**Set exercise:** Scan the data beneath this task and copy each line that includes "size".

**Supplied data:**
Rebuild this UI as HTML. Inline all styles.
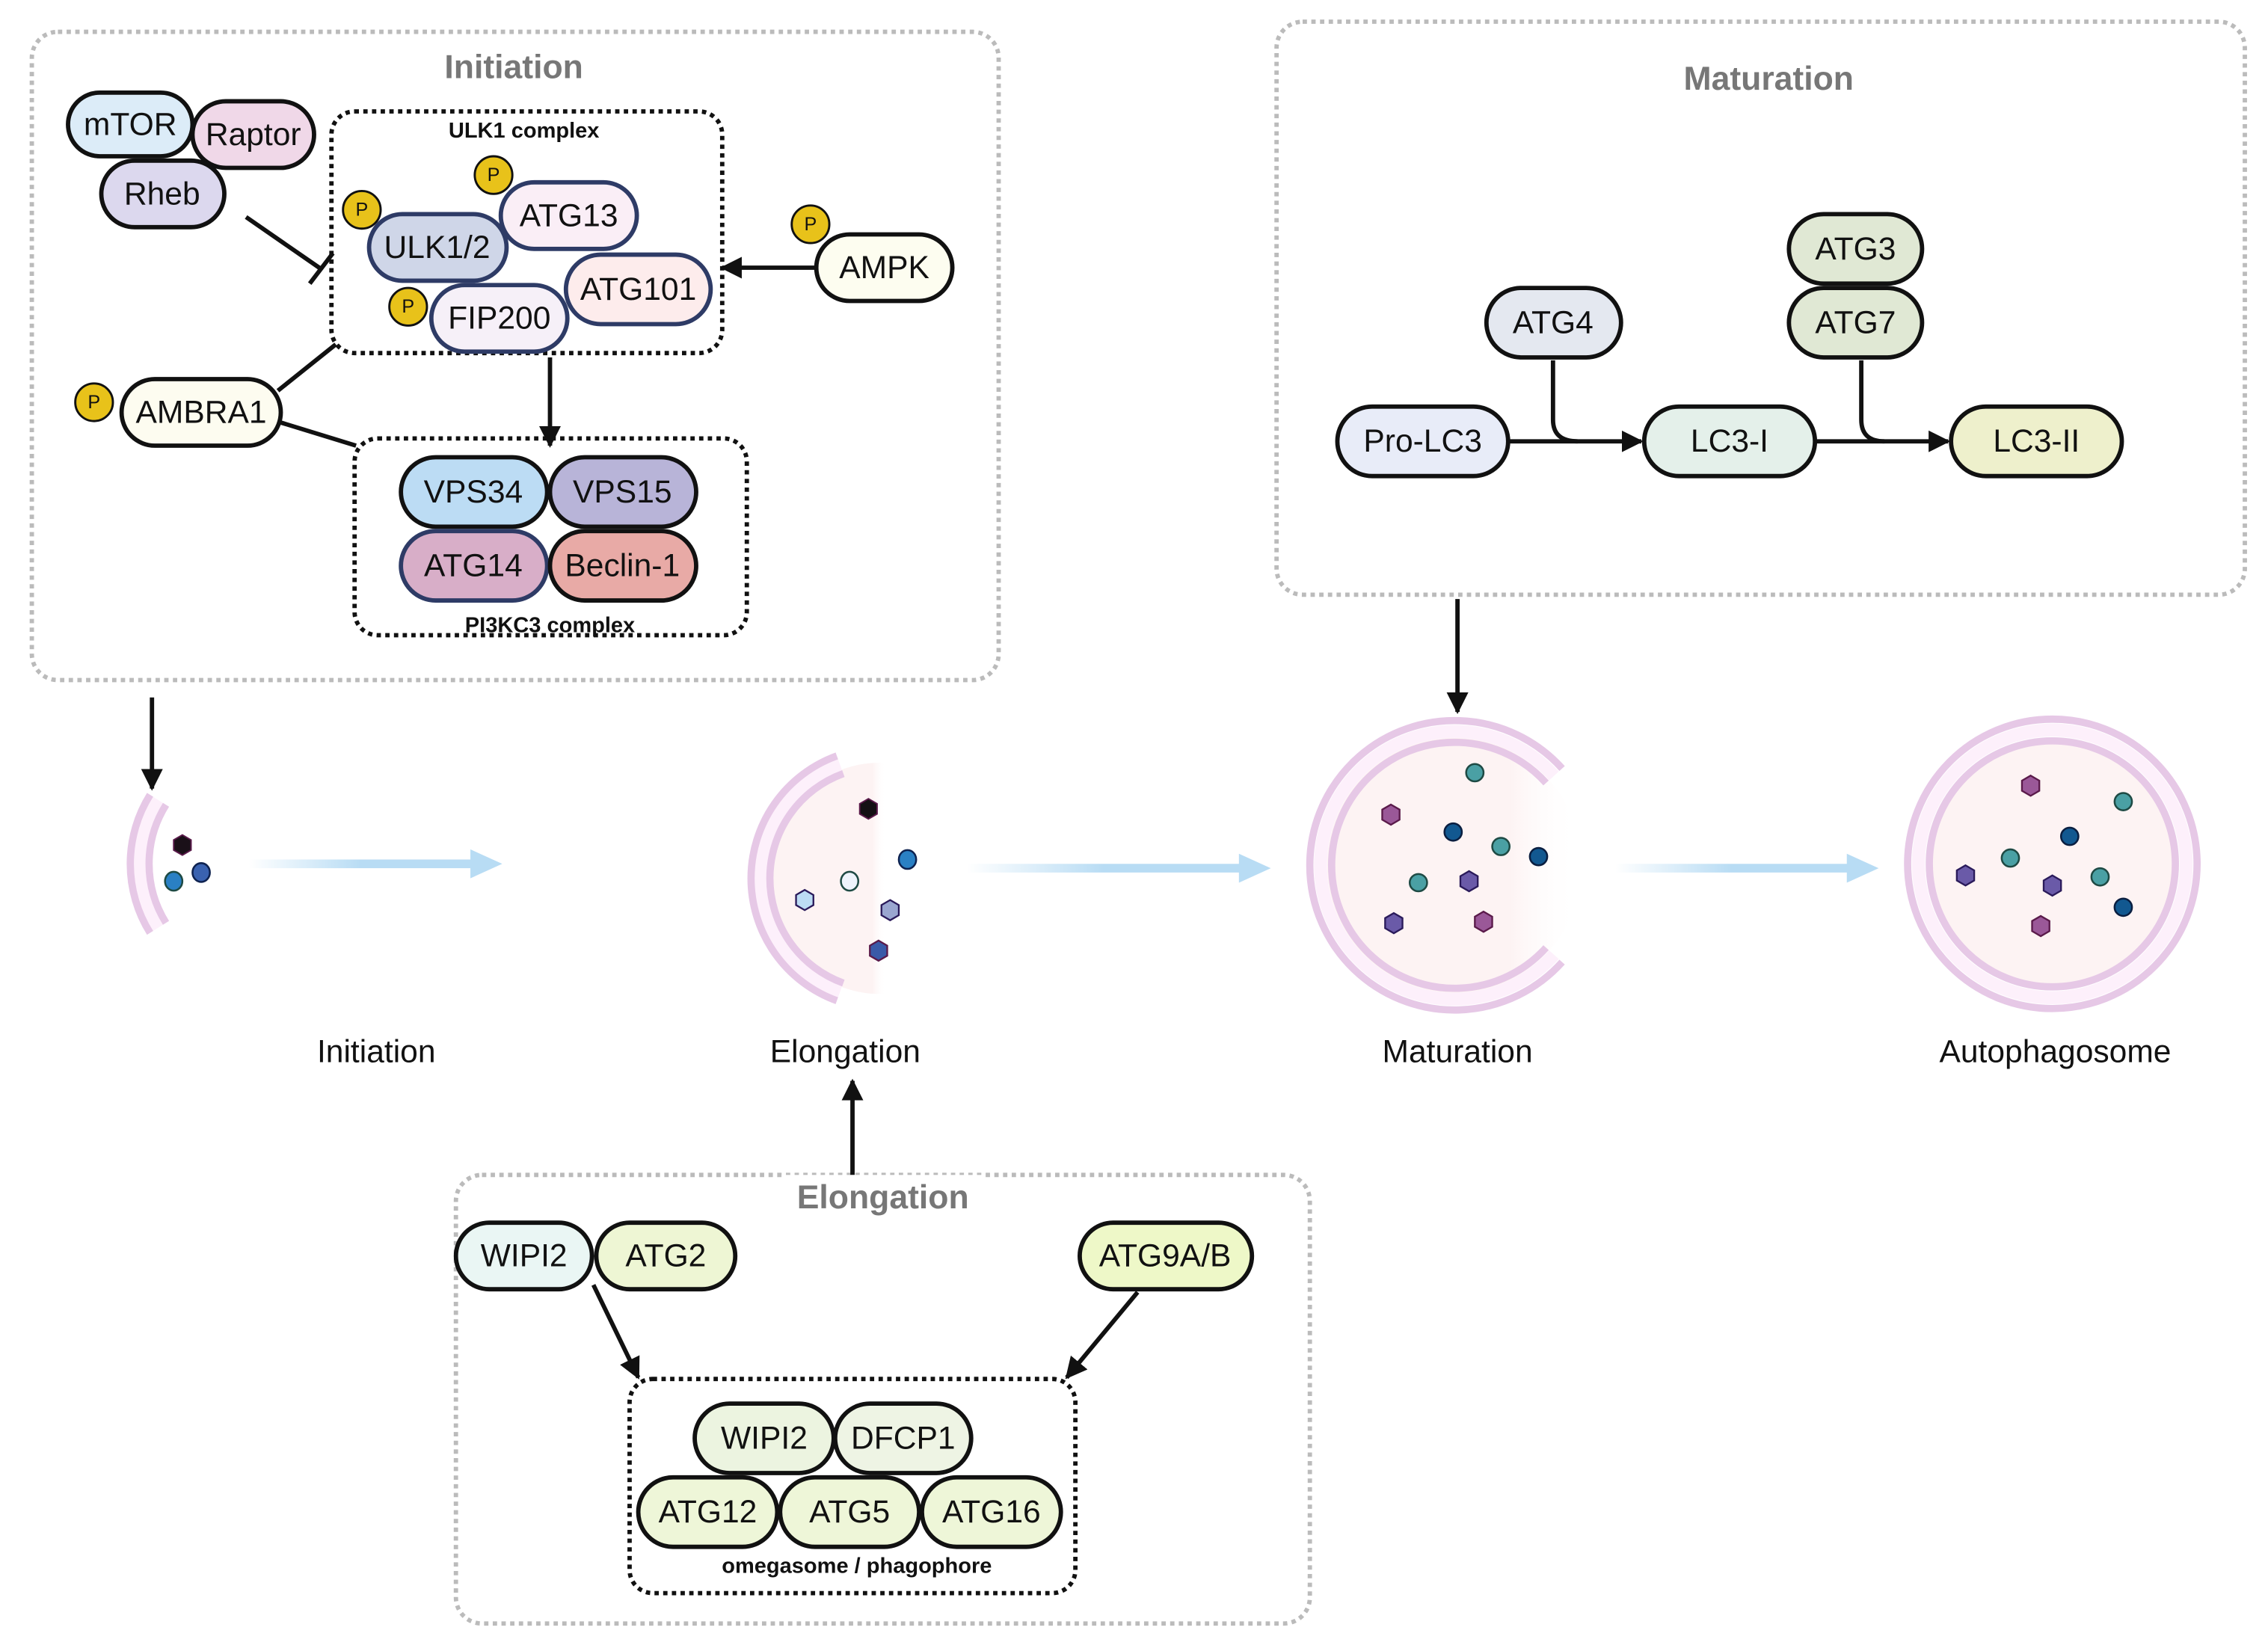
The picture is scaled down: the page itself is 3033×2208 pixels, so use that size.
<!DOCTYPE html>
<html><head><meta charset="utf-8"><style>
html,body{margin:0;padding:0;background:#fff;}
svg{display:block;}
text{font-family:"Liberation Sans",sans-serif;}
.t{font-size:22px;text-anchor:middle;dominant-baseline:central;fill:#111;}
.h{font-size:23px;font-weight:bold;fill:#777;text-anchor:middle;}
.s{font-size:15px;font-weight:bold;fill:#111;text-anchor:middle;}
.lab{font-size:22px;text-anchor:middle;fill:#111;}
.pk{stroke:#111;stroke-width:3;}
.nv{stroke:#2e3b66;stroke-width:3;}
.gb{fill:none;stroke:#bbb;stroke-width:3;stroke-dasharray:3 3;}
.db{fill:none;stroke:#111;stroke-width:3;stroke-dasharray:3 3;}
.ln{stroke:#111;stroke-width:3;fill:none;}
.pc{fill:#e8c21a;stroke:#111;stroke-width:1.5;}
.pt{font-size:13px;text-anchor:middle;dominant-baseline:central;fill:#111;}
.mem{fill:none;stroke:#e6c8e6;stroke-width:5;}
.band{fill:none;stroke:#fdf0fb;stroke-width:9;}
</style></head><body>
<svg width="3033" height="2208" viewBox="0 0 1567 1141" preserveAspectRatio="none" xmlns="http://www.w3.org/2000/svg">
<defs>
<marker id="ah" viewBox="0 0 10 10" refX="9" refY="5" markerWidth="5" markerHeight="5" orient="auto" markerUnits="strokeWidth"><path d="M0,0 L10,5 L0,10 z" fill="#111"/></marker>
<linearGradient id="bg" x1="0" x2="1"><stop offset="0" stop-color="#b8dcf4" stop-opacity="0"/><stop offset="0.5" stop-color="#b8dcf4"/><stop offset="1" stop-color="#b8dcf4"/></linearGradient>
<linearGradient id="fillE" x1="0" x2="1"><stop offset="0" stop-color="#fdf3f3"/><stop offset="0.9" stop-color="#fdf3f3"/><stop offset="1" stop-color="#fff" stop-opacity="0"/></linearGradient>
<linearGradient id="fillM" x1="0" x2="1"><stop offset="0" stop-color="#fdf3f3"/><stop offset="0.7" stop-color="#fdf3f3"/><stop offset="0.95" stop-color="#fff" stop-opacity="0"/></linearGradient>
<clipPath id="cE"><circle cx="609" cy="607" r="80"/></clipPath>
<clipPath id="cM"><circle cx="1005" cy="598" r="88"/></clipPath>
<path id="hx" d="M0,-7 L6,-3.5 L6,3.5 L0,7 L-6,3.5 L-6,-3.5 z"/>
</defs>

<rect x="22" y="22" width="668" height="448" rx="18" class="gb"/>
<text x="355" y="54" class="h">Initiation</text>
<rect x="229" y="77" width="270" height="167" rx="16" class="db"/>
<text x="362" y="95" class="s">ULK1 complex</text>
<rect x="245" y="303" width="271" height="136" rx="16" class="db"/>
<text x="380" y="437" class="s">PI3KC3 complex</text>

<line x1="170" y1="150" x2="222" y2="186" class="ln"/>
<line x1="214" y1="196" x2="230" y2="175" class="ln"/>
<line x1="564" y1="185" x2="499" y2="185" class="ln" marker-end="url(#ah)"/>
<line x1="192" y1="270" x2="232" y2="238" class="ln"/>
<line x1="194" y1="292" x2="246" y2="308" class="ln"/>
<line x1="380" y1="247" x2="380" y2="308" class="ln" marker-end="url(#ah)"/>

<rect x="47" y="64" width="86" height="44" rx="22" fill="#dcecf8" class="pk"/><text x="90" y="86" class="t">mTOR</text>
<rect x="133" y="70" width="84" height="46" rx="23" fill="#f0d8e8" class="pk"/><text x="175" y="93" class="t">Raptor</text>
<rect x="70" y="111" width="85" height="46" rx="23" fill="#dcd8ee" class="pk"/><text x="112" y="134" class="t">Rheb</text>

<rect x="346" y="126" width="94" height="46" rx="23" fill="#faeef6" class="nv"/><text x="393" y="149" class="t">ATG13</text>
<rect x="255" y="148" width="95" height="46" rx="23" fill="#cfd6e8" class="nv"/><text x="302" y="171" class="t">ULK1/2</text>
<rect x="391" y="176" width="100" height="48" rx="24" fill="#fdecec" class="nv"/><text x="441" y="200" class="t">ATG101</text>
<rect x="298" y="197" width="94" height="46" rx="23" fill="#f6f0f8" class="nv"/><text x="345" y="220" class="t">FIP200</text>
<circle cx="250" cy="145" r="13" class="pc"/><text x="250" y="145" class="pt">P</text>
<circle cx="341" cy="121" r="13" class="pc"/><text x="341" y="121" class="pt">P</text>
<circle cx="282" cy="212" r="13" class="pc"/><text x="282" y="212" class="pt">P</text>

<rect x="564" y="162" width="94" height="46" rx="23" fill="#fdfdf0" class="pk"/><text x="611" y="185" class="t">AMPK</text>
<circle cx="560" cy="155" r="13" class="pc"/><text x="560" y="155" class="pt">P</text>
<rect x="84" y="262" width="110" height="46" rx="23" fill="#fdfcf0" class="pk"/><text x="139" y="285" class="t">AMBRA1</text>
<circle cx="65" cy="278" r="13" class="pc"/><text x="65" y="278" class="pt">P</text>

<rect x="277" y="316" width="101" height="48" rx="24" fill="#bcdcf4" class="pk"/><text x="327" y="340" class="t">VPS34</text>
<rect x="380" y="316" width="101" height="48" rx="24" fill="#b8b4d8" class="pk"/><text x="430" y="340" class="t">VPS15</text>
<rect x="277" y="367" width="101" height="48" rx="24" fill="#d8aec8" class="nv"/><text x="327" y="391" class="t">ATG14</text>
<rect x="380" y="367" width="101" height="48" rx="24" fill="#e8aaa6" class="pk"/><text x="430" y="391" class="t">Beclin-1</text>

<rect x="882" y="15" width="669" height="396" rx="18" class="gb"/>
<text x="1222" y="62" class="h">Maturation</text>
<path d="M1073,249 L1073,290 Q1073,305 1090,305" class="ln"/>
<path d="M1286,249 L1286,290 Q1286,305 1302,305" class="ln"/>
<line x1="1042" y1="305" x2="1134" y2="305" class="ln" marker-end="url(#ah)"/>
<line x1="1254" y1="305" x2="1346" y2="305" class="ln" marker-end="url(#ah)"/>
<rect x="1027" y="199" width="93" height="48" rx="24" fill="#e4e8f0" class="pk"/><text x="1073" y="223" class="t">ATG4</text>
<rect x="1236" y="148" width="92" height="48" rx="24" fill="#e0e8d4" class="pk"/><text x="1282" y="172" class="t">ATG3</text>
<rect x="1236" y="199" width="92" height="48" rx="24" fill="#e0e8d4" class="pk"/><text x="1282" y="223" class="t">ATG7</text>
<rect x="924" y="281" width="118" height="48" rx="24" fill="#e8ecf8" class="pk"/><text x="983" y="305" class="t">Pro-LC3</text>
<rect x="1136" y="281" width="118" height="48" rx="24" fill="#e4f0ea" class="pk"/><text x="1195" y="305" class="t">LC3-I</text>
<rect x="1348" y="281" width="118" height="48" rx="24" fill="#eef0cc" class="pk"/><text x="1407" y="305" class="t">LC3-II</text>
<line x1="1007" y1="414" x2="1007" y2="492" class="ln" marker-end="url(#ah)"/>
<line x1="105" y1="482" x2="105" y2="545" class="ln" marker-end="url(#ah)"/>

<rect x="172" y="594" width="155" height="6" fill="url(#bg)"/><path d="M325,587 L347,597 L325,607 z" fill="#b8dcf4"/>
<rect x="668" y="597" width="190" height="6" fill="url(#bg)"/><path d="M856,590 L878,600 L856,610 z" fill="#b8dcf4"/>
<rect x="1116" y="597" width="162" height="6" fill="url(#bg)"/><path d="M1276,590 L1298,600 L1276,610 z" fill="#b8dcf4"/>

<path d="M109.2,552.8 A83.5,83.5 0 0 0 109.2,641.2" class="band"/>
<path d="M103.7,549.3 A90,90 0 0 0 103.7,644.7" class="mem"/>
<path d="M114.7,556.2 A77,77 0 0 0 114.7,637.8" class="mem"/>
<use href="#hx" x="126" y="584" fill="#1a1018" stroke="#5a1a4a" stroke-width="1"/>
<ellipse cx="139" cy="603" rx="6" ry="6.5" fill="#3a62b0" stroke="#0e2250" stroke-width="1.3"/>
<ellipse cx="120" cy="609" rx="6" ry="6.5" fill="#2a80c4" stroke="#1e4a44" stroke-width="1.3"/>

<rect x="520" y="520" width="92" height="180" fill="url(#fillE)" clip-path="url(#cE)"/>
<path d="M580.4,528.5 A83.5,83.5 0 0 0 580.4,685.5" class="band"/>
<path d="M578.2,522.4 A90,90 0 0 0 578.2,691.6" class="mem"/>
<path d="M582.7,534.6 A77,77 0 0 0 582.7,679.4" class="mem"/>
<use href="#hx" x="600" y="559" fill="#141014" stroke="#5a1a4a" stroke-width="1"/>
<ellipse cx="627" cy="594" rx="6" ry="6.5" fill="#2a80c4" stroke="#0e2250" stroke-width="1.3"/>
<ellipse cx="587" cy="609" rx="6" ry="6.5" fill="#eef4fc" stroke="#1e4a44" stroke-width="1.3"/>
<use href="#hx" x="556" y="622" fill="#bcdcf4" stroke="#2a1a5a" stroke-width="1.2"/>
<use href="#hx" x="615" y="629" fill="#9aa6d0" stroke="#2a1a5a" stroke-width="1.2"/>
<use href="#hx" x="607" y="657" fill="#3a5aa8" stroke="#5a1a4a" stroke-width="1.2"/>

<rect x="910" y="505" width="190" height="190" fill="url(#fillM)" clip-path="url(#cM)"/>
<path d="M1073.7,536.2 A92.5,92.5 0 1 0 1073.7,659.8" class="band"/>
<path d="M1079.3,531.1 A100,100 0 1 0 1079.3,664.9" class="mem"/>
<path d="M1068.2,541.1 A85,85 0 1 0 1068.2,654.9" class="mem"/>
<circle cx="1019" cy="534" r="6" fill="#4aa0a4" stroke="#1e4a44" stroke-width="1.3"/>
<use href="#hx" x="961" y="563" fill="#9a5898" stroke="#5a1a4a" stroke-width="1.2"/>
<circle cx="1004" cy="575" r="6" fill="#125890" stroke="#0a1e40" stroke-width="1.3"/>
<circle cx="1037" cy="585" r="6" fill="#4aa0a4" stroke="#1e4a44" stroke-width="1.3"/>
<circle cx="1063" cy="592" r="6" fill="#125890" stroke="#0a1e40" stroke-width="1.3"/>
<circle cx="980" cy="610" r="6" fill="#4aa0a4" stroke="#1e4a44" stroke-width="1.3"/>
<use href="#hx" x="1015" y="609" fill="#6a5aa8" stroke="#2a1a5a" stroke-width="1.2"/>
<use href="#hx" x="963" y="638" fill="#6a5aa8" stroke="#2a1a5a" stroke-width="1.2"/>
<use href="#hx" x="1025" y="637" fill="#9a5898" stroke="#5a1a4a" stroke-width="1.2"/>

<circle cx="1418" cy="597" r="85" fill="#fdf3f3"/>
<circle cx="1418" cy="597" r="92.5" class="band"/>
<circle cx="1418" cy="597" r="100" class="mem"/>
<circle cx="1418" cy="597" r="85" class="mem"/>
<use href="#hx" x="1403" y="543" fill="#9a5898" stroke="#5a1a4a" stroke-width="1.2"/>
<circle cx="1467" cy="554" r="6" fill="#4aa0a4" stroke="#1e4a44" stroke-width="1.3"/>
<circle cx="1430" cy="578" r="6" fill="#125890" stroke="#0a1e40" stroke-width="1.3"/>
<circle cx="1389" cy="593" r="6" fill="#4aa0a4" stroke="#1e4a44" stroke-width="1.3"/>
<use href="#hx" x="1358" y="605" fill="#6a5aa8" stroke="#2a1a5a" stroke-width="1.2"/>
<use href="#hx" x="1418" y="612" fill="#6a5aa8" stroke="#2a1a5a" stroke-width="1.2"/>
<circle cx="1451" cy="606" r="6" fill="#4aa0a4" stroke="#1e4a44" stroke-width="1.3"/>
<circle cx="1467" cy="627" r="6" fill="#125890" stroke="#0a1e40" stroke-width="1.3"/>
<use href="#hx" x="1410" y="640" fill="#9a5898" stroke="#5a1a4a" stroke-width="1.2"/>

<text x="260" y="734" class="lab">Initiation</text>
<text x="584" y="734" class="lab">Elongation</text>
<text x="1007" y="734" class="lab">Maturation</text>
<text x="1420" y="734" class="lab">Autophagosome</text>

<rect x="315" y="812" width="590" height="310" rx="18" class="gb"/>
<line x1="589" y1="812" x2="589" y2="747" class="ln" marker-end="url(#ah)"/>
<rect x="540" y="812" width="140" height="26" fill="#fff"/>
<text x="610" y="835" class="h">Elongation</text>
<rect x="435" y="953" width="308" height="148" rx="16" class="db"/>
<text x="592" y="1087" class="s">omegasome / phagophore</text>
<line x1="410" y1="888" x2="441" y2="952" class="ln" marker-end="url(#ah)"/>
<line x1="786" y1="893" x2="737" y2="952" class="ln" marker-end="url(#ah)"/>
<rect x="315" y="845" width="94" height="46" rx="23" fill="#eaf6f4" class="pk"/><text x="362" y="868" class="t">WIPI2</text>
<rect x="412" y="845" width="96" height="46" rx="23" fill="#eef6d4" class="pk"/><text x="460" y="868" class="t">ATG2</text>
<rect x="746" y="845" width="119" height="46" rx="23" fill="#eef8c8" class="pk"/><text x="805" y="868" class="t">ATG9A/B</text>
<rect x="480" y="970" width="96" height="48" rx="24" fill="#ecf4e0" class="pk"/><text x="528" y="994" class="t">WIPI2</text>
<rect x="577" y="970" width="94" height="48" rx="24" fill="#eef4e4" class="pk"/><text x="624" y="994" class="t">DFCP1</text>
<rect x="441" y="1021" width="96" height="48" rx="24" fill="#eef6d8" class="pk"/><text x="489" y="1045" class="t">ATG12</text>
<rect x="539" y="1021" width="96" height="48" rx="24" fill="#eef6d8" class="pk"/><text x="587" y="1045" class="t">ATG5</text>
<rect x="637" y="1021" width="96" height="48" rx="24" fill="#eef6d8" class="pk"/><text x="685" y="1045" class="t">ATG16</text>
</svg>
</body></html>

**Response to this exercise:**
The picture is scaled down: the page itself is 3033×2208 pixels, so use that size.
.t{font-size:22px;text-anchor:middle;dominant-baseline:central;fill:#111;}
.h{font-size:23px;font-weight:bold;fill:#777;text-anchor:middle;}
.s{font-size:15px;font-weight:bold;fill:#111;text-anchor:middle;}
.lab{font-size:22px;text-anchor:middle;fill:#111;}
.pt{font-size:13px;text-anchor:middle;dominant-baseline:central;fill:#111;}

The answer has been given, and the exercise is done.